At the beginning of The Cowboy Dog our 12 year old protagonist's father is killed leaving his son to fend in the world on his own.Is Nigel saying something to us here
about his own death at 54, leaving a young family behind?
FB
Nigel's family was at the centre of his thoughts, and knowing that he
wouldn't be there to both assist and witness his children's lives was one of
the hardest things to deal with.



So here it is, "The Cowboy Dog", the final work of a New Zealand writer who had a unique style and a dedicated bunch of admirers.

The story is set in both the wild west of the volcanic plateau, with much poetic licence exercised, and in the "badlands of urban Auckland" which I guess is the book's Dodge City?

Cox skilfully uses the voice of a boy as his narrator.Chester Farlowe is only 12 years old when the story opens with the death of his Daddy and is not yet 20 when the book ends.
He has lived a sheltered and isolated life in the "west" with only his beloved Daddy for company. He has never visited a town or city, knows nothing about the opposite sex or in fact anything very much apart from the life of a cowboy.
When his Daddy dies he walks off the red-dirt family ranch and heads for Auckland by way of hitching a ride with a truckie as far as Huntly and then by jumping a train. His sense of wonderment on arrival in the city is Cox at his very best.
After many adventures and new experiences, welcome and unwelcome, Chester, by now known to his associates as Mr.Dog, decides its time to go back to the "west" and seek revenge for his father's murder.

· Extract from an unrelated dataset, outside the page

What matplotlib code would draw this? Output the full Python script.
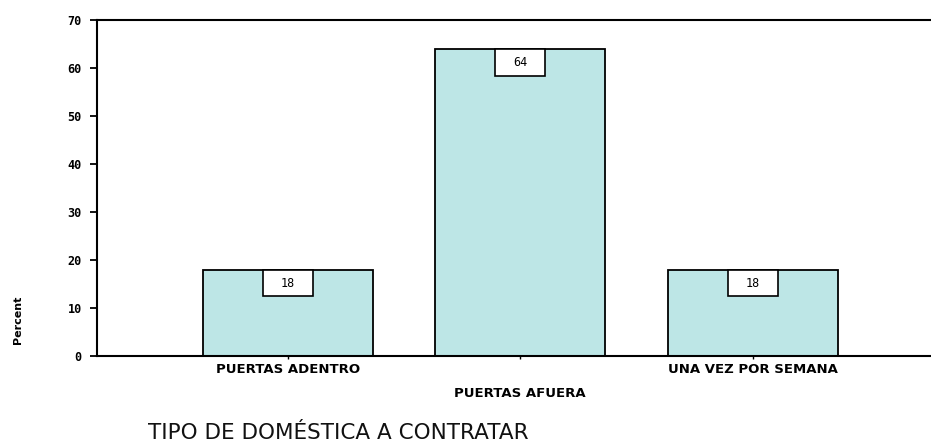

"When I was eighteen I turned from the city and the evil that had been done to me there, and rode State Highway One down the throat of the island".

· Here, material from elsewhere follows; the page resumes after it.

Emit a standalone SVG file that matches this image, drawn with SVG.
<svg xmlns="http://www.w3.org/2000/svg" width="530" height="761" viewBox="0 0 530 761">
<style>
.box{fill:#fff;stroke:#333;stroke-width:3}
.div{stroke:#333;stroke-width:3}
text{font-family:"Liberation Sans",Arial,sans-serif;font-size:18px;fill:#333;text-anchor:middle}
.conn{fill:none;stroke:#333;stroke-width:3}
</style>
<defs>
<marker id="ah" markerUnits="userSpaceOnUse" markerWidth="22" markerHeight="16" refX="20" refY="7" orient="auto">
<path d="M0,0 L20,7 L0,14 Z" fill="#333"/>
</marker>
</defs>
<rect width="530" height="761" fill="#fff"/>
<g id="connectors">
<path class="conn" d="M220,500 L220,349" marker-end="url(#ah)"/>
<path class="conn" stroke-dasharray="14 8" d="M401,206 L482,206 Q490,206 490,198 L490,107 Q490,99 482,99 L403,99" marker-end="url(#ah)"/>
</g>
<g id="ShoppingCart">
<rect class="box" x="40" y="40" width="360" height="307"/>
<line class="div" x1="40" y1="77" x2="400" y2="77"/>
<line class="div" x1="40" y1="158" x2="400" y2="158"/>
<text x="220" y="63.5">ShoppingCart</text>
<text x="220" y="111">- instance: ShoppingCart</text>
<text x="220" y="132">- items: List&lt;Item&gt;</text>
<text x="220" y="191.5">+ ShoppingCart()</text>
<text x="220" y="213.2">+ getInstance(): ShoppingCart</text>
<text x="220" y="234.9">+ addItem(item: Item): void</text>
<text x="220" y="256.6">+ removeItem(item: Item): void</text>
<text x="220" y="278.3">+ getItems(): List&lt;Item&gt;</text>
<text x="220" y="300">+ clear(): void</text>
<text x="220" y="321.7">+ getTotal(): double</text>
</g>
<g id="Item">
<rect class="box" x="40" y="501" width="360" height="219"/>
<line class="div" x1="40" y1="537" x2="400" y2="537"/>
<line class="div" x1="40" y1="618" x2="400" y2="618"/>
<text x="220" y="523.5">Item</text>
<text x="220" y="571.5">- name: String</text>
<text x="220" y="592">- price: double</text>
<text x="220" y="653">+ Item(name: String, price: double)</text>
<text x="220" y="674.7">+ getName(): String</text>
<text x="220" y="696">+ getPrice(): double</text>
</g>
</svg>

And so begins part two of the story where Chester joins a group of cowboys herding a mob of cattle in search of feed across the great desert lands of the "west".
Cox takes a considerable literary gamble here requiring his readers to believe that is is possible for the characters to move between a sort of generalised wild west of a previous time, complete with wolves, cacti, coyotes, buzzards, mesas,gunfights and much more,and the New Zealand of today.

This is both an entertaining and a challenging read.It is perhaps his most lyrical writing and it is indeed a fine final work.
I have to say that for me the Auckland pieces are quite outstanding and work better than those set in the "west" but read it yourself and see what you think.I will be interested in your comments.

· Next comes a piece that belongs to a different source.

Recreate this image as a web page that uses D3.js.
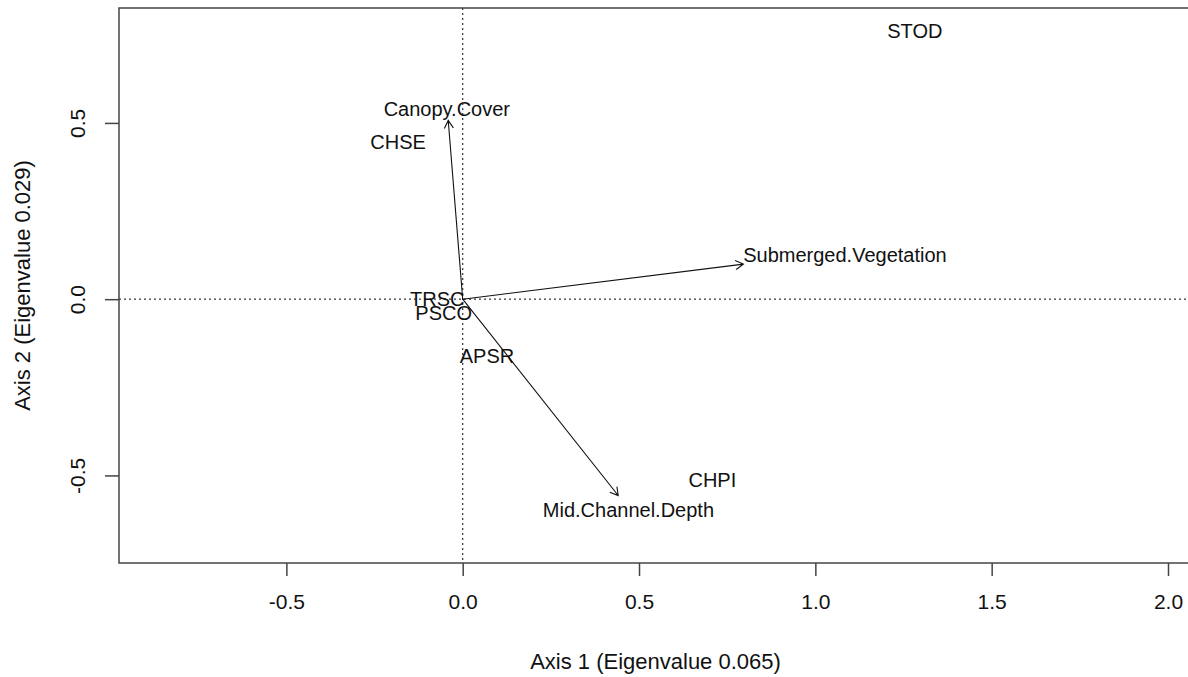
<!DOCTYPE html>
<html>
<head>
<meta charset="utf-8">
<script src="https://cdn.jsdelivr.net/npm/d3@7"></script>
<style>
  body { margin: 0; background: #fff; }
  svg { display: block; font-family: "Liberation Sans", Arial, sans-serif; }
</style>
</head>
<body>
<div id="chart"></div>
<script>
// Species scores (site/species labels, centred on their position)
const speciesNames = ["STOD", "CHSE", "TRSC", "PSCO", "APSR", "CHPI"];
const speciesX = [1.282, -0.183, -0.072, -0.054, 0.069, 0.708];
const speciesY = [0.761, 0.446, 0.000, -0.038, -0.161, -0.514];

// Environmental vectors: arrow tips and label positions
const envNames = ["Canopy.Cover", "Submerged.Vegetation", "Mid.Channel.Depth"];
const envX = [-0.041, 0.796, 0.441];
const envY = [0.507, 0.0995, -0.557];
const envLabelX = [-0.045, 1.084, 0.470];
const envLabelY = [0.539, 0.126, -0.597];

// Axis ticks and titles
const xTicks = [-0.5, 0.0, 0.5, 1.0, 1.5, 2.0];
const yTicks = [-0.5, 0.0, 0.5];
const xTitle = "Axis 1 (Eigenvalue 0.065)";
const yTitle = "Axis 2 (Eigenvalue 0.029)";

function drawChart() {
    const width = 1188;
    const height = 677;
    const plot = { left: 119, right: 1190, top: 8, bottom: 563 };

    const svg = d3.select("#chart")
        .append("svg")
        .attr("width", width)
        .attr("height", height);

    const xScale = d3.scaleLinear()
        .domain([-0.9746, 2.0624])
        .range([plot.left, plot.right]);

    const yScale = d3.scaleLinear()
        .domain([-0.7484, 0.826])
        .range([plot.bottom, plot.top]);

    // clip everything inside the box
    svg.append("clipPath")
        .attr("id", "clip")
        .append("rect")
        .attr("x", plot.left)
        .attr("y", plot.top)
        .attr("width", plot.right - plot.left)
        .attr("height", plot.bottom - plot.top);

    const inner = svg.append("g").attr("clip-path", "url(#clip)");

    // dotted reference lines through the origin
    inner.append("line")
        .attr("x1", xScale(0)).attr("x2", xScale(0))
        .attr("y1", plot.top).attr("y2", plot.bottom)
        .attr("stroke", "#333")
        .attr("stroke-width", 1.2)
        .attr("stroke-dasharray", "2,3");

    inner.append("line")
        .attr("x1", plot.left).attr("x2", plot.right)
        .attr("y1", yScale(0)).attr("y2", yScale(0))
        .attr("stroke", "#333")
        .attr("stroke-width", 1.2)
        .attr("stroke-dasharray", "2,3");

    // species labels
    inner.selectAll(".species")
        .data(speciesNames)
        .join("text")
        .attr("class", "species")
        .attr("x", (d, i) => xScale(speciesX[i]))
        .attr("y", (d, i) => yScale(speciesY[i]))
        .attr("text-anchor", "middle")
        .attr("dominant-baseline", "central")
        .attr("font-size", 20)
        .attr("fill", "#111")
        .text(d => d);

    // arrows
    const x0 = xScale(0), y0 = yScale(0);
    const headLen = 9;
    const headAngle = Math.PI / 6;
    const arrows = inner.selectAll(".arrow")
        .data(envNames)
        .join("g")
        .attr("class", "arrow");

    arrows.append("path")
        .attr("fill", "none")
        .attr("stroke", "#111")
        .attr("stroke-width", 1.1)
        .attr("d", (d, i) => {
            const x1 = xScale(envX[i]), y1 = yScale(envY[i]);
            const a = Math.atan2(y1 - y0, x1 - x0);
            const p = d3.path();
            p.moveTo(x0, y0);
            p.lineTo(x1, y1);
            p.moveTo(x1 - headLen * Math.cos(a - headAngle), y1 - headLen * Math.sin(a - headAngle));
            p.lineTo(x1, y1);
            p.lineTo(x1 - headLen * Math.cos(a + headAngle), y1 - headLen * Math.sin(a + headAngle));
            return p.toString();
        });

    arrows.append("text")
        .attr("x", (d, i) => xScale(envLabelX[i]))
        .attr("y", (d, i) => yScale(envLabelY[i]))
        .attr("text-anchor", "middle")
        .attr("dominant-baseline", "central")
        .attr("font-size", 20)
        .attr("fill", "#111")
        .text(d => d);

    // box
    svg.append("rect")
        .attr("x", plot.left)
        .attr("y", plot.top)
        .attr("width", plot.right - plot.left)
        .attr("height", plot.bottom - plot.top)
        .attr("fill", "none")
        .attr("stroke", "#444")
        .attr("stroke-width", 1.5);

    // x axis
    const xAxis = svg.append("g")
        .attr("transform", `translate(0,${plot.bottom})`)
        .call(d3.axisBottom(xScale)
            .tickValues(xTicks)
            .tickSize(13)
            .tickPadding(18)
            .tickFormat(d => d.toFixed(1)));
    xAxis.select(".domain").remove();
    xAxis.selectAll("line").attr("stroke", "#444").attr("stroke-width", 1.5);
    xAxis.selectAll("text")
        .attr("font-size", 21)
        .attr("font-family", "Liberation Sans, Arial, sans-serif")
        .attr("fill", "#111");

    // y axis (labels rotated, parallel to the axis)
    const yAxis = svg.append("g")
        .attr("transform", `translate(${plot.left},0)`)
        .call(d3.axisLeft(yScale)
            .tickValues(yTicks)
            .tickSize(14)
            .tickFormat(d => d.toFixed(1)));
    yAxis.select(".domain").remove();
    yAxis.selectAll("line").attr("stroke", "#444").attr("stroke-width", 1.5);
    yAxis.selectAll("text")
        .attr("x", null)
        .attr("dy", null)
        .attr("transform", "translate(-42,0) rotate(-90)")
        .attr("text-anchor", "middle")
        .attr("dominant-baseline", "central")
        .attr("font-size", 21)
        .attr("font-family", "Liberation Sans, Arial, sans-serif")
        .attr("fill", "#111");

    // axis titles
    svg.append("text")
        .attr("x", (plot.left + 1188) / 2 + 2)
        .attr("y", 661)
        .attr("text-anchor", "middle")
        .attr("dominant-baseline", "central")
        .attr("font-size", 22)
        .attr("fill", "#111")
        .text(xTitle);

    svg.append("text")
        .attr("transform", `translate(22,${(plot.top + plot.bottom) / 2}) rotate(-90)`)
        .attr("text-anchor", "middle")
        .attr("dominant-baseline", "central")
        .attr("font-size", 22)
        .attr("fill", "#111")
        .text(yTitle);
}

drawChart();
</script>
</body>
</html>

I will be honoured to have it on my bookshelf along with his earlier five novels, which are:

Responsibility

Tarzan Presley

Skylark Lounge

Dirty Work

Waiting for Einstein



Picture of Nigel Cox courtesy New Zealand Herald.

For the record Nigel Cox's publisher, and close friend, Fergus Barrowman has been the Publisher at Victoria University Press for over 21 years .Writers whose first book were published by VUP in his time include Elizabeth Knox, Barbara Anderson, Emily Perkins, Catherine Chidgey, William Brandt, Tim Corballis, Kate Duignan, Jenny Bornholdt, Dinah Hawken, Kate Camp, James Brown, Andrew Johnston, Hinemoana Baker, Tusiata Avia and many others.
He is also the Editor and Publisher of SPORT , New Zealand's premier literary journal,(in my view),which he founded in 1988.